Die teilweise aggressiven Reaktionen auf einen kalendarisch angekündigten Scherz stimmen mich nachdenklich. Erst wenige Tage ist es her, als Erdogan den deutschen Botschafter einbestellte, weil ihm die »Extra 3« Satire nicht schmeckte. Die breite Masse ist auch hier aus dem Häuschen. »Satire darf alles … aber bloß nicht in meinem Vorgarten«, sofern man die Aprilscherz-Grundhaltung beibehält. Des Weiteren brachte das aktuelle Böhmermann Video »Be Deutsch!« das Internet zum Überkochen. Das derzeitige Aushängeschild deutscher Unterhaltung mit Anspruch darf die Nation begeistern, indem es übliche Klischees erneut gekonnt ver(brat)wurstet – und wird dabei von den Medien bejubelt. Leuchtet ja auch ein, denn schließlich wird das schiefe Bild der Deutschen, welches durch AfD Wahlerfolge in erneute Mitleidenschaft gezogen wurde, durch Selbstironie eventuell etwas gerade gerückt.
Dennoch hält sich bei mir der Eindruck, dass ungeplanter und vor allem nicht einschätzbarer Spaß die Deutschen verunsichert. Anstatt sich auf etwas Neues einzulassen, feiern sie stets die ollen Kamellen (anders kann ich mir nicht erklären, warum mancher Comedian immer noch die Säle füllt, besonders Mario Barth) und freuen sich auf die 26. Staffel der Simpsons. Auch wenn neuere Comedy-Formate wie »StandUpMigranten« Quote machen, dürfen sie keine Erwartungen brechen. Der Deutsche ist ein Gewohnheitstier und mag es gar nicht, wenn jemand plötzlich die Rollen oder gar die Knöpfe tauscht.

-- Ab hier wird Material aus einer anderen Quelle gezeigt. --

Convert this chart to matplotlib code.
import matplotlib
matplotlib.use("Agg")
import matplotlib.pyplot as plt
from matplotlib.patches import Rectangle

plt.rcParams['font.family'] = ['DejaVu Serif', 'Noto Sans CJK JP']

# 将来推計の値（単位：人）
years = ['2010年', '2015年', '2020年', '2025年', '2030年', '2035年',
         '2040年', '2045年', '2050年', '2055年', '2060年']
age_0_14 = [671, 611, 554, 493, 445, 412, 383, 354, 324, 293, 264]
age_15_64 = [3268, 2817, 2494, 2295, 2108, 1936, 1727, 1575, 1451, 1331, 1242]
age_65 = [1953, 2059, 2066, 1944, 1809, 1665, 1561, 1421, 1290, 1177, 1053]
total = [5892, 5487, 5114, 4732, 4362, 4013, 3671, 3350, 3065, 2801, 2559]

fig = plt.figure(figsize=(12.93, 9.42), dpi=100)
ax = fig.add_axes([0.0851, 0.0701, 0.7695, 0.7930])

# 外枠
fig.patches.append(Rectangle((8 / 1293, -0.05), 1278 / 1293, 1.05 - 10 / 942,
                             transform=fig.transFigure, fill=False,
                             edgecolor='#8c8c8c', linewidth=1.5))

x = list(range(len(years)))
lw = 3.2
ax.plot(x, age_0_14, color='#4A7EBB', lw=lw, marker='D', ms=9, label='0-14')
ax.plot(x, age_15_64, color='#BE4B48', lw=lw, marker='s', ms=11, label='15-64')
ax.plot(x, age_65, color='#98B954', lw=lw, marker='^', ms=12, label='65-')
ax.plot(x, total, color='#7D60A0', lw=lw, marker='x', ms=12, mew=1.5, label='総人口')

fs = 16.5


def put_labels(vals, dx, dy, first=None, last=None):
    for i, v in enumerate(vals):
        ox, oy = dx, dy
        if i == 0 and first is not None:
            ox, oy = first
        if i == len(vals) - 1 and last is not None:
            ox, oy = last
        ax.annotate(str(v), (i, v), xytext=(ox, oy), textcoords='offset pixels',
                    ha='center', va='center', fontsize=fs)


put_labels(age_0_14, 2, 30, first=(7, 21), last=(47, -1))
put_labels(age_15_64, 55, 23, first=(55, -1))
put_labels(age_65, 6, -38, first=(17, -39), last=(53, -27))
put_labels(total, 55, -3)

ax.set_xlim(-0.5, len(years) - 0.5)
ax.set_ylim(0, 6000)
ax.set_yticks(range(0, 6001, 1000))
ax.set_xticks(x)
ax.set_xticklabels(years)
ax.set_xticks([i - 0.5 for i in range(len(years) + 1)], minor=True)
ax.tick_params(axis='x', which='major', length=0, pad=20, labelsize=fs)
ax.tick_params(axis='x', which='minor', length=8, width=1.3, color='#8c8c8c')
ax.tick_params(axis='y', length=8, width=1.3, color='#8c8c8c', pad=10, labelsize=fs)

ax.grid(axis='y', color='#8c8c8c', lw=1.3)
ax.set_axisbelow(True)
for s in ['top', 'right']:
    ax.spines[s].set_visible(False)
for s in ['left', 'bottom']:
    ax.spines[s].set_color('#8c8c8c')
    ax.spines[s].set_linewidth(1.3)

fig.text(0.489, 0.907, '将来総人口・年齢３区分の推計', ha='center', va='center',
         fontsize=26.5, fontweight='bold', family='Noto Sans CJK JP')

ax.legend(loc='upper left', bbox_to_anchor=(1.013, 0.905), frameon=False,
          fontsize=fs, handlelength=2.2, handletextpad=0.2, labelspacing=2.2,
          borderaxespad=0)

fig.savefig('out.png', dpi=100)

Zurück zum Internet und warum es den Aprilscherz ruinierte. Scrolle in beispielsweise meine Facebook-Chronik hinab, sehe ich zum Beispiel haufenweise Sprüche-Bilder, die mit extrem unlustigen Floskeln gefüllt sind. Beliebt sind auch irgendwelche Videos, die selbst bei Uralt-TV-Formaten wie »Bitte lächeln!« aussortiert worden wären. Auffällig daran: es gibt unfassbar viele »Gefällt mir« Klicks für so einen Ramsch. Liegt es daran, weil man sich an Kram erfreut, den man irgendwie kennt und einschätzen kann? Nach dem Motto, darüber lachte ich schon vor einer Dekade, es ist also immer noch lustig?
Unsere Informations- und Selbstsucht hat den Witz getötet. Denn Humor lebt von einem Publikum, wie Goethe bereits feststellte. »Der Witz setzt immer ein Publikum voraus. Darum kann man den Witz auch nicht bei sich behalten. Für sich allein ist man nicht witzig«, waren seine genauen Worte. Wie soll jedoch ein Aprilscherz funktionieren, wenn die Leute vorab schon informiert sein wollen und somit auch nicht bei sich behalten werden können? Wenn stets alles geteilt, kommentiert oder gerügt werden muss? Gar nicht mehr.
Bleibt nur zu hoffen, dass wenigstens einschätzbare und von den Öffentlich-Rechtlichen abgesegnete Satire weiterhin funktioniert und nicht das Schicksal eines Aprilscherz erleiden muss. Sonst wird jeder politisch korrekte Scherz zur Eintagsfliege.